The survey asked simply: “Do you believe medical marijuana dispensaries should or should not be considered essential services?”
Fifty-three percent said the cannabis providers should be regarded as essential, 26 percent said they shouldn’t and 21 percent said they didn’t know.
As state governments across the country grapple with the COVID-19 outbreak, officials have had to make difficult decisions about which businesses are critical enough to remain open and which should be forced to temporarily shut down. In many states with legal cannabis—including California, Colorado, Illinois, Maryland, Massachusetts and New Jersey—officials have determined that medical marijuana dispensaries are, in fact, essential services that can continue to operate.
Many states have also given the “essential” designation to recreational marijuana stores, though some have enacted policies stipulating that consumers can only obtain cannabis products through curbside pickup or delivery services to encourage social distancing.
It’s a trend that has reflected the mainstreaming of marijuana in U.S. society, with governments increasingly recognizing that the medicine is valuable and that dispensaries should be treated like other necessary businesses like pharmacies.

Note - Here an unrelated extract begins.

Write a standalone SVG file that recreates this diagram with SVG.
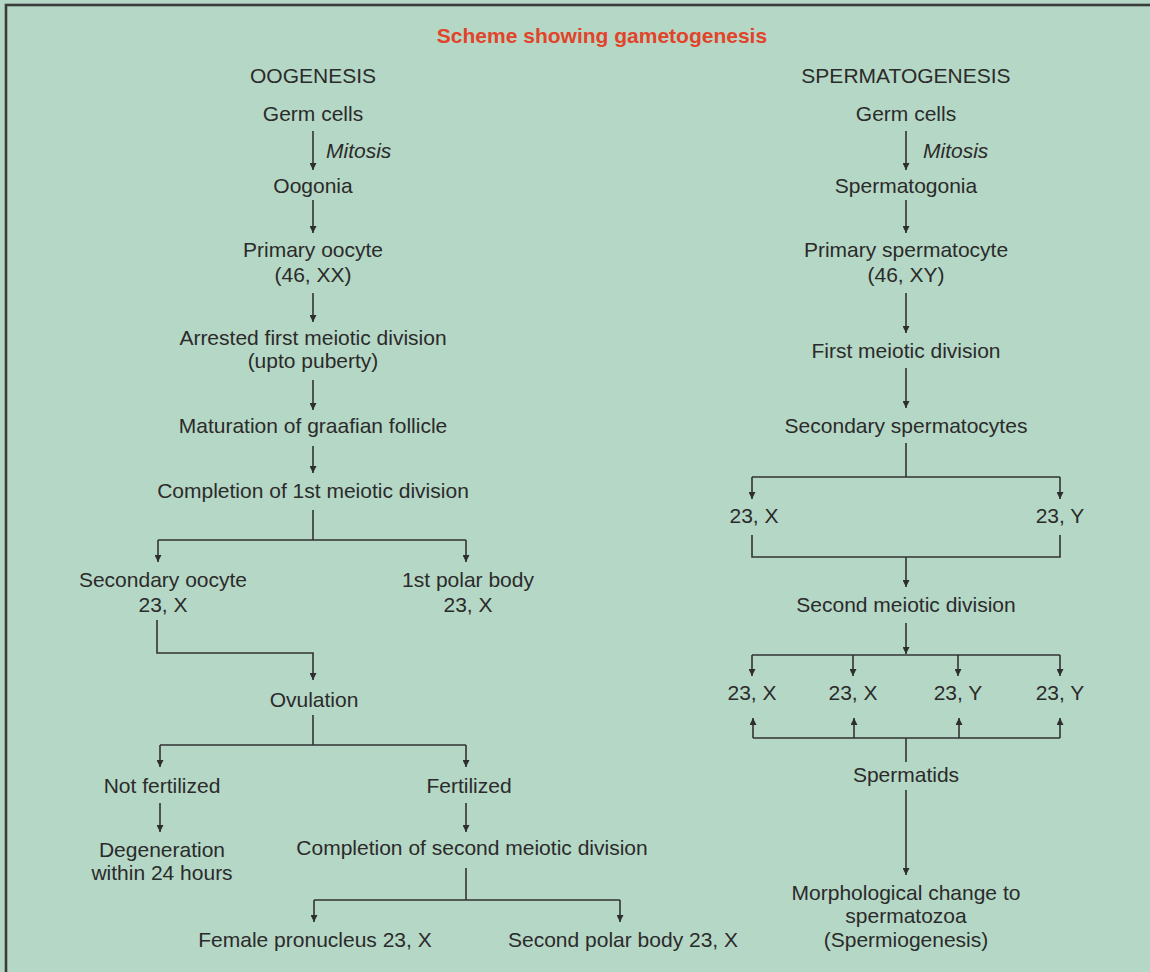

YouGov conducted the new online poll, which involved nearly 5,400 people on Wednesday.
A breakdown of demographics shows that, as in generally the case with cannabis reform issues, Democratic respondents were more likely (62 percent) than Republicans (43 percent) to agree that dispensaries should be considered essential services exempt from business closure requirements. Fifty-two percent of those who identify as independent said the shops should stay open for patients.

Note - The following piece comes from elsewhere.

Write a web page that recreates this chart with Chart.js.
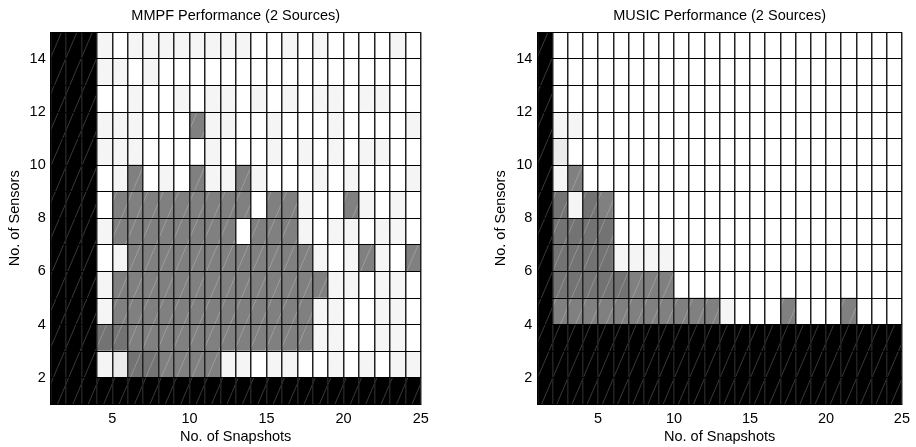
<!DOCTYPE html>
<html lang="en">
<head>
  <meta charset="UTF-8" />
  <title>MMPF / MUSIC Performance (2 Sources)</title>
  <script src="https://cdn.jsdelivr.net/npm/chart.js"></script>
  <style>
    html, body { margin: 0; padding: 0; background: #fff; }
    #wrap { position: relative; width: 916px; height: 447px; }
    .box { position: absolute; top: 0; width: 458px; height: 447px; }
    #leftBox { left: 0; }
    #rightBox { left: 458px; }
  </style>
</head>
<body>
  <div id="wrap">
    <div class="box" id="leftBox"><canvas id="mmpfChart"></canvas></div>
    <div class="box" id="rightBox"><canvas id="musicChart"></canvas></div>
  </div>

  <script>
    // cell left edges (each cell spans [v, v+1])
    const snapshots = [1,2,3,4,5,6,7,8,9,10,11,12,13,14,15,16,17,18,19,20,21,22,23,24];
    const sensors = [14,13,12,11,10,9,8,7,6,5,4,3,2,1];   // rows, top to bottom
    const xTicks = [5,10,15,20,25];
    const yTicks = [2,4,6,8,10,12,14];

    // grey levels (0 = black / not evaluated, 1 = white)
    const K = 0, D = 0.45, G = 0.5, E = 0.92, L = 0.96, W = 1;

    const mmpfRows = [
      [K,K,K,L,W,L,L,L,L,L,L,L,L,W,W,L,W,L,W,W,W,W,L,W],
      [K,K,K,L,L,W,L,W,W,W,W,W,W,W,W,W,W,W,W,W,W,W,W,W],
      [K,K,K,W,W,L,W,W,L,W,L,L,W,L,W,L,W,L,L,W,L,L,W,W],
      [K,K,K,L,L,L,W,W,W,G,L,L,W,W,L,W,W,W,L,W,W,W,W,L],
      [K,K,K,L,L,L,W,W,W,W,L,W,W,W,L,W,L,W,L,W,L,L,W,W],
      [K,K,K,W,L,G,W,L,W,G,L,L,G,L,W,W,W,L,W,L,W,W,W,L],
      [K,K,K,W,G,G,G,G,G,G,G,G,G,W,G,G,L,W,W,G,L,W,L,W],
      [K,K,K,L,G,G,G,G,G,G,G,G,W,G,G,G,L,W,L,L,W,L,L,W],
      [K,K,K,W,L,G,G,G,G,G,G,G,G,G,G,G,G,L,W,L,G,L,W,G],
      [K,K,K,L,G,G,G,G,G,G,G,G,G,G,G,G,G,G,L,L,W,L,L,W],
      [K,K,K,L,G,G,G,G,G,G,G,G,G,G,G,G,G,L,L,W,W,L,L,W],
      [K,K,K,D,D,G,G,G,G,G,G,G,G,G,G,G,G,L,L,W,W,L,L,W],
      [K,K,K,L,E,D,D,G,G,G,G,L,L,W,L,L,W,W,L,W,L,W,L,L],
      [K,K,K,K,K,K,K,K,K,K,K,K,K,K,K,K,K,K,K,K,K,K,K,K]
    ];

    const musicRows = [
      [K,W,W,W,W,W,W,W,W,W,W,W,W,W,W,W,W,W,W,W,W,W,W,W],
      [K,W,W,W,W,W,W,W,W,W,W,W,W,W,W,W,W,W,W,W,W,W,W,W],
      [K,W,W,W,W,W,W,W,W,W,W,W,W,W,W,W,W,W,W,W,W,W,W,W],
      [K,L,L,W,W,W,W,W,W,W,W,W,W,W,W,W,W,W,W,W,W,W,W,W],
      [K,E,W,W,W,W,W,W,W,W,W,W,W,W,W,W,W,W,W,W,W,W,W,W],
      [K,L,G,W,W,W,W,W,W,W,W,W,W,W,W,W,W,W,W,W,W,W,W,W],
      [K,D,L,D,G,W,W,W,W,W,W,W,W,W,W,W,W,W,W,W,W,W,W,W],
      [K,D,D,D,D,W,W,W,W,W,W,W,W,W,W,W,W,W,W,W,W,W,W,W],
      [K,D,D,D,D,L,L,L,L,W,W,W,W,W,W,W,W,W,W,W,W,W,W,W],
      [K,D,D,D,D,D,G,G,G,W,W,W,W,W,W,W,W,W,W,W,W,W,W,W],
      [K,G,G,G,G,G,G,G,G,G,G,G,L,W,W,W,G,W,W,W,G,W,W,W],
      [K,K,K,K,K,K,K,K,K,K,K,K,K,K,K,K,K,K,K,K,K,K,K,K],
      [K,K,K,K,K,K,K,K,K,K,K,K,K,K,K,K,K,K,K,K,K,K,K,K],
      [K,K,K,K,K,K,K,K,K,K,K,K,K,K,K,K,K,K,K,K,K,K,K,K]
    ];

    const FONT = "'Liberation Sans', Arial, sans-serif";

    function grey(v) {
      const c = Math.round(v * 255);
      return `rgb(${c},${c},${c})`;
    }

    // thin diagonal hatch laid over the image, like the original figure
    const hatch = {
      id: 'hatch',
      afterDatasetsDraw(chart) {
        const { ctx, chartArea: a, scales: { x } } = chart;
        const step = x.getPixelForValue(2) - x.getPixelForValue(1);
        const run = a.height / 2.35;
        ctx.save();
        ctx.beginPath();
        ctx.rect(a.left, a.top, a.right - a.left, a.bottom - a.top);
        ctx.clip();
        ctx.strokeStyle = 'rgba(255,255,255,0.25)';
        ctx.lineWidth = 0.9;
        ctx.beginPath();
        for (let x0 = a.left - run - step * 0.3; x0 < a.right; x0 += step) {
          ctx.moveTo(x0, a.bottom);
          ctx.lineTo(x0 + run, a.top);
        }
        ctx.stroke();
        ctx.restore();
      }
    };

    function makeChart(id, rows, title, yWidth, rightPad, yTitlePad) {
      const cells = [], colors = [];
      rows.forEach((row, r) => {
        row.forEach((v, c) => {
          cells.push({ x: snapshots[c] + 0.5, y: [sensors[r], sensors[r] + 1] });
          colors.push(grey(v));
        });
      });

      return new Chart(document.getElementById(id), {
        type: 'bar',
        data: {
          datasets: [{
            data: cells,
            backgroundColor: colors,
            borderWidth: 0,
            barPercentage: 1,
            categoryPercentage: 1,
            grouped: false
          }]
        },
        options: {
          responsive: true,
          maintainAspectRatio: false,
          animation: false,
          devicePixelRatio: 1,
          layout: { padding: { left: 0, right: rightPad, top: 0, bottom: 0 } },
          plugins: {
            legend: { display: false },
            tooltip: { enabled: false },
            title: {
              display: true,
              text: title,
              color: '#000',
              fullSize: false,
              font: { family: FONT, size: 14.5, weight: 'normal' },
              padding: { top: 7.3, bottom: 7.6 }
            }
          },
          scales: {
            x: {
              type: 'linear',
              min: 1, max: 25,
              offset: false,
              grid: { offset: false, color: '#222', lineWidth: 1.5, z: 1, drawTicks: false },
              border: { color: '#000', z: 2 },
              ticks: {
                stepSize: 1, autoSkip: false, maxRotation: 0, padding: 6,
                color: '#000', font: { family: FONT, size: 14.5 },
                callback: v => xTicks.includes(v) ? String(v) : ''
              },
              title: {
                display: true, text: 'No. of Snapshots', color: '#000',
                font: { family: FONT, size: 14.5 }, padding: { top: 0, bottom: 1 }
              },
              afterFit: s => { s.height = 42.7; }
            },
            y: {
              type: 'linear',
              min: 1, max: 15,
              grid: { color: '#000', lineWidth: 1, z: 1, drawTicks: false },
              border: { color: '#000', z: 2 },
              ticks: {
                stepSize: 1, autoSkip: false, padding: 5,
                color: '#000', font: { family: FONT, size: 14.5 },
                callback: v => yTicks.includes(v) ? String(v) : ''
              },
              title: {
                display: true, text: 'No. of Sensors', color: '#000',
                font: { family: FONT, size: 14.5 }, padding: { top: yTitlePad, bottom: 0 }
              },
              afterFit: s => { s.width = yWidth; }
            }
          }
        },
        plugins: [hatch]
      });
    }

    makeChart('mmpfChart', mmpfRows, 'MMPF Performance (2 Sources)', 50.7, 37.3, 6);
    makeChart('musicChart', musicRows, 'MUSIC Performance (2 Sources)', 79.3, 7.7, 34.6);
  </script>
</body>
</html>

A majority of people across all age groups except those 55 and older said dispensaries are essential.
But while dispensaries in many states can continue to serve patients, COVID-19 has had a deleterious impact on drug policy reform efforts across the country.

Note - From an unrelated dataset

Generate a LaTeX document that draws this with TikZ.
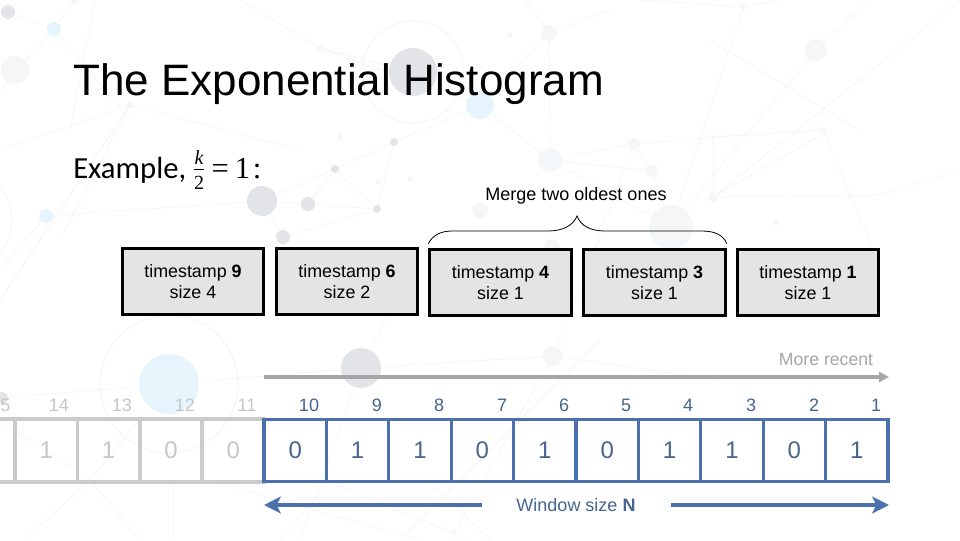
\documentclass[tikz,border=0pt]{standalone}
\usepackage{fontspec}
\setmainfont{Liberation Sans}
\newfontfamily\bodyfont{Carlito}
\newfontfamily\mathserif{Liberation Serif}
\usetikzlibrary{arrows.meta}
\definecolor{winblue}{HTML}{4A70AE}
\definecolor{wintext}{HTML}{46658F}
\definecolor{oldgray}{HTML}{CBCBCB}
\definecolor{oldtext}{HTML}{C6C6C6}
\definecolor{recent}{HTML}{A6A6A6}
\definecolor{boxfill}{HTML}{E4E4E4}
\definecolor{dotgray}{HTML}{E3E4E7}
\definecolor{dotpale}{HTML}{F5F6F7}
\definecolor{dotblue}{HTML}{E6F5FC}
\definecolor{web}{HTML}{F6F6F8}
\tikzset{
  x=0.75pt,y=-0.75pt,
  bucket/.style={draw=black,line width=2.25pt,fill=boxfill,minimum width=106pt,minimum height=50pt,inner sep=0pt,align=center,font=\fontsize{13.4}{15.5}\selectfont,text=black},
  newcell/.style={draw=winblue,line width=2.3pt,minimum width=46.8pt,minimum height=47pt,inner sep=0pt,text=wintext,font=\fontsize{18}{20}\selectfont},
  oldcell/.style={draw=oldgray,line width=2.7pt,minimum width=46.8pt,minimum height=47pt,inner sep=0pt,text=oldtext,font=\fontsize{18}{20}\selectfont},
  newnum/.style={text=wintext,font=\fontsize{13.5}{15}\selectfont,inner sep=0pt},
  oldnum/.style={text=oldtext,font=\fontsize{13.5}{15}\selectfont,inner sep=0pt},
  webline/.style={draw=web,line width=0.6pt},
  ring/.style={draw=web,line width=0.8pt},
  winarrow/.style={draw=winblue,line width=3pt,-{Stealth[length=12.5pt,width=12.5pt,inset=3pt]}},
  timearrow/.style={draw=recent,line width=3pt,-{Triangle[length=7.5pt,width=7.5pt]}},
}
\begin{document}
\begin{tikzpicture}
\clip (0,0) rectangle (960,540);
\fill[white] (0,0) rectangle (960,540);
% background web
\foreach \a/\b/\c/\d in {
 8/12/54/29, 54/29/130/120, 54/29/0/90, 75/0/54/29, 95/0/70/130, 0/150/130/105, 130/105/300/150,
 130/105/60/240, 0/300/130/105, 46/216/262/201, 46/216/0/270, 262/201/308/204, 308/204/377/209,
 262/201/283/237, 308/204/335/169, 335/169/394/142, 377/209/335/169, 377/209/394/142, 394/142/480/105,
 283/237/377/209, 262/201/335/169, 413/72/320/48, 320/48/240/0, 320/48/480/105, 480/105/549/33,
 549/33/525/0, 549/33/610/10, 549/33/550/160, 480/105/550/160, 550/160/634/144, 550/160/652/171,
 634/144/652/171, 634/144/713/137, 652/171/671/227, 550/160/671/227, 671/227/816/50, 713/197/830/130,
 713/137/713/197, 713/137/823/130, 823/130/880/265, 671/227/743/7, 743/7/640/0, 743/7/780/0,
 816/50/870/0, 713/197/960/0, 713/197/880/195, 880/195/960/170, 634/144/590/260, 860/130/710/40,
 169/384/361/368, 2/398/169/384, 169/384/90/480, 361/368/553/356, 361/368/300/540, 361/368/420/250,
 553/356/450/540, 553/356/720/380, 553/356/600/240, 90/480/0/420, 90/480/140/540, 90/480/25/540,
 173/482/173/540, 215/482/420/540, 330/482/280/540, 330/482/470/540, 430/482/490/540, 600/340/400/540}
  {\draw[webline] (\a,\b) -- (\c,\d);}
\foreach \x/\y/\r/\col in {
 8/12/7/dotgray, 75/0/4/dotpale, 54/29/7/dotblue, 15/70/14/dotpale, 320/48/3/dotpale, 130/105/3/dotpale,
 413/72/24/dotgray, 480/105/14/dotblue, 262/201/15/dotgray, 308/204/7/dotgray, 377/209/4/dotgray,
 283/237/7/dotgray, 46/216/7/dotblue, 394/142/4/dotgray, 335/169/4/dotgray, 340/137/3/dotpale,
 378/182/2.5/dotpale, 410/179/2.5/dotpale, 549/33/8/dotpale, 510/35/2.5/dotpale, 550/160/12/dotpale,
 634/144/6/dotpale, 652/171/6/dotpale, 671/227/22/dotpale, 816/50/11/dotpale, 713/197/5/dotpale,
 743/7/3/dotpale, 713/137/2.5/dotpale, 823/130/3/dotpale, 776/222/3/dotpale, 480/210/8/dotpale,
 169/384/30/dotblue, 361/368/20/dotgray, 2/398/6/dotgray, 553/356/10/dotpale, 552/247/8/dotpale}
  {\fill[\col] (\x,\y) circle[radius=\r];}
\draw[ring] (413,72) circle[radius=51];
\draw[ring] (169,384) circle[radius=69];
\draw[ring] (-40,220) circle[radius=52];

% title and example
\node[anchor=base west,inner sep=0pt,font=\fontsize{33}{36}\selectfont] (title) at (73,95) {The Exponential Histogram};
\node[anchor=base west,inner sep=0pt,font=\bodyfont\fontsize{23}{26}\selectfont] (example) at (73,178) {Example,\hspace{-0.5pt} $\frac{\hbox{\mathserif\itshape\fontsize{15}{15}\selectfont k}}{\hbox{\mathserif\fontsize{15}{15}\selectfont 2}}$\hspace{4.5pt}{\mathserif\fontsize{23}{26}\selectfont =\hspace{4.5pt}1\hspace{2pt}:}};

% buckets
\node[bucket] (b9) at (193,281.5) {timestamp \textbf{9}\\size 4};
\node[bucket] (b6) at (347,281.5) {timestamp \textbf{6}\\size 2};
\node[bucket] (b4) at (500.5,282.5) {timestamp \textbf{4}\\size 1};
\node[bucket] (b3) at (654.5,282.5) {timestamp \textbf{3}\\size 1};
\node[bucket] (b1) at (808,282.5) {timestamp \textbf{1}\\size 1};

% brace over the merged buckets
\node[anchor=center,inner sep=0pt,font=\fontsize{13.5}{15}\selectfont] (merge) at (576,196) {Merge two oldest ones};
\coordinate (bl) at ([yshift=3pt]b4.north west);
\coordinate (br) at ([yshift=3pt]b3.north east);
\coordinate (tip) at (577,216);
\draw[black,line width=0.6pt] (bl) .. controls (432,236) and (440,231) .. (452,231) -- (548,231)
  .. controls (562,231) and (573,226) .. (tip) .. controls (581,226) and (590,231) .. (606,231) -- (702,231)
  .. controls (716,231) and (724,236) .. (br);

% more-recent arrow
\node[anchor=center,inner sep=0pt,text=recent,font=\fontsize{13.25}{15}\selectfont] (more) at (826,360) {More recent};
\coordinate (ts) at (264,377);
\coordinate (te) at (889,377);
\draw[timearrow] (ts) -- (te);

% cells
\node[oldnum,anchor=west] (n15) at (0,405) {5};
\node[oldcell] (c15) at (-16.2,450.5) {};
\foreach \n/\cx/\v/\lx in {14/46.2/1/59, 13/108.6/1/122, 12/171/0/185, 11/233.4/0/247}
{
  \node[oldnum] (n\n) at (\lx,405) {\n};
  \node[oldcell] (c\n) at (\cx,450.5) {\raisebox{-1pt}{\v}};
}
\foreach \n/\cx/\v/\lx in {10/295.2/0/309, 9/357.6/1/377, 8/420/1/439, 7/482.4/0/502, 6/544.8/1/564, 5/607.2/0/626, 4/669.6/1/688, 3/732/1/751, 2/794.4/0/814, 1/856.8/1/876}
{
  \node[newnum] (n\n) at (\lx,405) {\n};
  \node[newcell] (c\n) at (\cx,450.5) {\raisebox{-1pt}{\v}};
}

% window arrows
\node[anchor=center,inner sep=0pt,text=wintext,font=\fontsize{13.5}{15}\selectfont] (win) at (576,505.5) {Window size \textbf{N}};
\coordinate (wl) at (482,505);
\coordinate (wle) at (264,505);
\coordinate (wr) at (671,505);
\coordinate (wre) at (889,505);
\draw[winarrow] (wl) -- (wle);
\draw[winarrow] (wr) -- (wre);
\end{tikzpicture}
\end{document}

In California, campaigns to amend the state’s cannabis program and legalize psilocybin mushrooms are suspending in-person activities and asking the state to allow for electronic signature gathering. Activists in Washington, D.C. similarly requested that officials allow alternative signature collection for a measure to decriminalize a broad range of psychedelics.
More recently, a campaign to legalize medical cannabis in Nebraska put a temporary pause on its activities in accordance with guidance from health officials. In neighboring South Dakota, activists are urging voters to consider requesting absentee ballots to ensure that measures to legalize marijuana for medical and recreational purposes are successful.
In New York, plans to legalize cannabis through the budget appear to have been derailed as the state prioritizes a coronavirus response. And in Oregon, activists working to legalize psilocybin for therapeutic purposes said their signature collection efforts have hit a snag amid the pandemic.